Dispersing the text: Globalisation, research and writing

Year: 1999

Author: Usher, Robin

Type of paper: Abstract refereed

Abstract:
Those working in the university in contemporary globalised conditions are now involved in increasingly different and often new ways of producing and disseminating knowledge at a time when generally agreed definitions of what constitutes 'knowledge' and knowledge production is changing radically. This raises questions such as-what then is research and who then is a researcher? Information and communication technologies (ICTs) are significant in relation to different ways of producing knowledge new forms of dissemination. They have enabled a proliferation and diversification of research texts and contributed to an explosion of awareness about research to the extent where to talk of research as a migratory practice is no longer purely figurative. The consequence is that research becomes increasingly a series of little narratives as the crisis of narratives brought about by globalisation results in a questioning of a grand global narrative of research.

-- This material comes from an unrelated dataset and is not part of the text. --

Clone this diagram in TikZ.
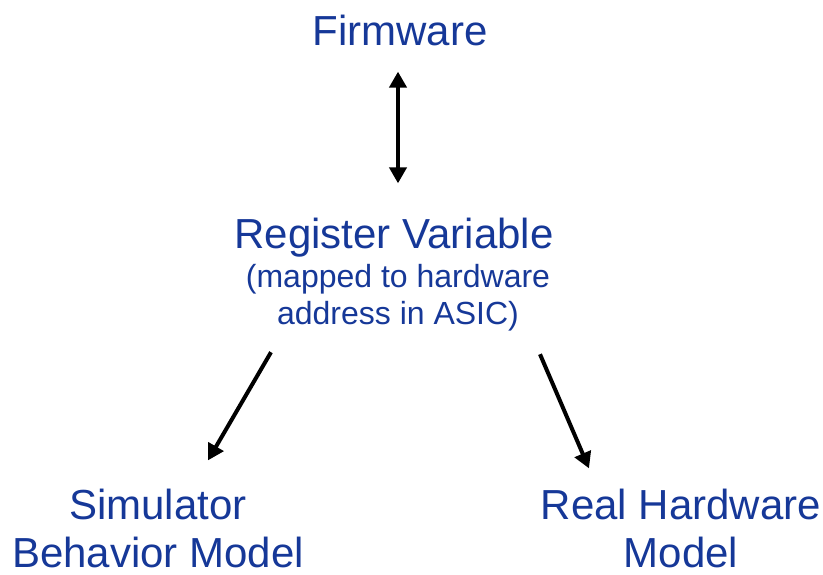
\documentclass[tikz,border=0pt]{standalone}
\usepackage{fontspec}
\setmainfont{Liberation Sans}
\usetikzlibrary{arrows.meta}
\definecolor{titleblue}{RGB}{22,56,152}

\begin{document}
\begin{tikzpicture}[x=1pt,y=-1pt,
    big/.style={text=titleblue,font=\fontsize{42}{48}\selectfont,inner sep=0pt,align=center},
    small/.style={text=titleblue,font=\fontsize{32}{37}\selectfont,inner sep=0pt,align=center},
    arr/.style={line width=4pt,-{Triangle[length=16pt,width=17pt]}}]
    \useasboundingbox (0,0) rectangle (823,575);
    \node[big,anchor=base] (fw) at (400,46) {Firmware};
    \node[big,anchor=base] (reg) at (394,249) {Register Variable};
    \node[small,anchor=north] (sub) at (398,264) {(mapped to hardware\\address in ASIC)};
    \node[big] (sim) at (158,528) {Simulator\\Behavior Model};
    \node[big] (real) at (681,528) {Real Hardware\\Model};
    % connectors
    \draw[arr,{Triangle[length=16pt,width=17pt]}-{Triangle[length=16pt,width=17pt]}] ([xshift=-2pt,yshift=-25pt]fw.south) -- ([xshift=4pt,yshift=35pt]reg.north);
    \draw[arr] ([xshift=-127pt,yshift=-21pt]sub.south) -- ([xshift=50pt,yshift=28pt]sim.north);
    \draw[arr] ([xshift=142pt,yshift=-23pt]sub.south) -- ([xshift=-92pt,yshift=20pt]real.north);
\end{tikzpicture}
\end{document}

In this paper, we will examine the contemporary state of educational research using the notion of the 'dispersal of the text' as a means of foregrounding and theorising the greater possibilities for the communication of research in diverse formats to diverse audiences which has been enabled by globalising processes and the space-time compression upon which ICTs are based. We will consider issues such as:

- authenticity, originality and intellectual property rights
- what it now means for research to be located in the literature
- the very different genres of writing now opened up by space-time compression.